|
Sorry man, I did actually think that was fairly open ended -- leaving loads of room for improv, obviously you're the type who's glass is always half empty. Baseless criticism is a waste of our time.
With that said, the 106 is the plain vanilla of keyboards -- nothing too special aside from having a slider for all the parameters which can be doodled with real time. DCO osc's, single enevelope, single lfo, one type of noise (white), chorus effect(noisy), polyphonic portamento (really cool), osc sync (all 6 produce one note, ie. stacked, sounds much better, fat if you like.)

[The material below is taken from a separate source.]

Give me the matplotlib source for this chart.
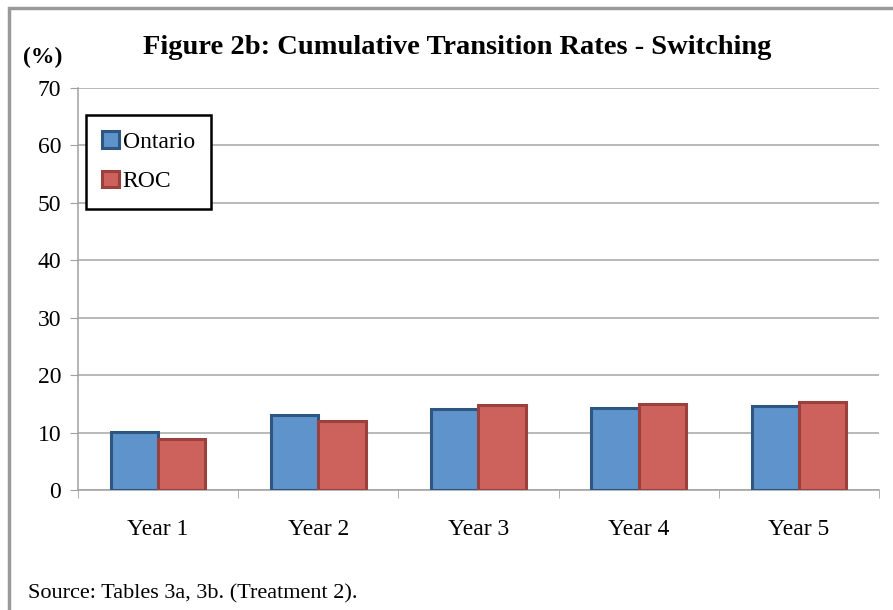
import matplotlib.pyplot as plt
import numpy as np
from matplotlib.patches import Rectangle

plt.rcParams['font.family'] = ['Liberation Serif', 'DejaVu Serif']

# Данные
years = ["Year 1", "Year 2", "Year 3", "Year 4", "Year 5"]
ontario = [10.1, 13.1, 14.1, 14.3, 14.6]
roc = [8.9, 12.0, 14.8, 15.0, 15.3]

fig = plt.figure(figsize=(8.93, 6.10), dpi=100)
ax = fig.add_axes([0.0873, 0.1967, 0.8970, 0.659])

x = np.arange(len(years))
w = 0.295
ax.bar(x - w / 2, ontario, w, color='#5E93CB', edgecolor='#2F5581', linewidth=2.2,
       label='Ontario', zorder=3)
ax.bar(x + w / 2, roc, w, color='#CD625D', edgecolor='#9C403D', linewidth=2.2,
       label='ROC', zorder=3)

ax.set_xlim(-0.5, len(years) - 0.5)
ax.set_ylim(0, 70)
ax.set_yticks(range(0, 71, 10))
ax.set_xticks(x)
ax.set_xticklabels(years)
ax.set_xticks(np.arange(-0.5, len(years), 1), minor=True)
ax.tick_params(axis='x', which='major', length=0, pad=21, labelsize=17)
ax.tick_params(axis='x', which='minor', length=6, color='#A0A0A0', direction='out')
ax.tick_params(axis='y', length=6, color='#A0A0A0', labelsize=17, pad=6)
ax.grid(axis='y', color='#A6A6A6', linewidth=1.1, zorder=0)
for s in ['top', 'right']:
    ax.spines[s].set_visible(False)
for s in ['left', 'bottom']:
    ax.spines[s].set_color('#A0A0A0')
    ax.spines[s].set_linewidth(1.1)

leg = ax.legend(loc='upper left', bbox_to_anchor=(0.01, 0.933), fontsize=17,
                fancybox=False, framealpha=1, edgecolor='black', borderpad=0.7,
                labelspacing=0.75, handlelength=0.7, handleheight=0.7,
                handletextpad=0.15, borderaxespad=0)
leg.get_frame().set_linewidth(1.8)

fig.text(0.512, 0.922, "Figure 2b: Cumulative Transition Rates - Switching",
         ha='center', va='center', fontsize=20.5, fontweight='bold')
fig.text(0.048, 0.906, "(%)", ha='center', va='center', fontsize=17, fontweight='bold')
fig.text(0.031, 0.026, "Source: Tables 3a, 3b. (Treatment 2).", ha='left', va='center',
         fontsize=16)

# Рамка
fig.add_artist(Rectangle((0.01, -0.05), 1.2, 1.037, transform=fig.transFigure,
                         fill=False, edgecolor='#9A9A9A', linewidth=2.5))

plt.savefig('out.png', dpi=100)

The bad: Crappy IC's go out, you will probably lose a voice if you own your 106 for more than a couple of years, poor construction and design caused this, I've replaced my voice chips on two seperate occasions, which is a real bummer, they're not expensive to fix, but when you have a gig in a week and it takes them 6 to 8 weeks to fix your board its a real bummer. Noisy volume control, noisy chorus, weird midi response some times, seems as though the midi implentation on the 106 is slow, don't expect 480 tpqn resolution from the 106 it isn't going to happen, so fast parts can sound really sloppy especially with portamento engaged -- this can be overcome but can be a real pain in the but too. Sounds really pale in comparison to my Juno-6, much more mettalic sounding, kind of thin in poly mode, stack the osc's for a bigger sound. If this sounded as good as a Juno-6/60 it would be amazing, it simply isn't as full as the aformentioned other juno's, but has a unique timbre of it's own, really suited for industrial music me thinks, sounds can be very hard and angular.
Great place to start out on analog synthesis, good external design makes for easy easy editing on the fly, cheap price, easy to fix but factor in frequent repairs for bad voice ic's, no manual required, plenty of patch storage, all in all a good keyboard -- but not the god-send people make these out to be.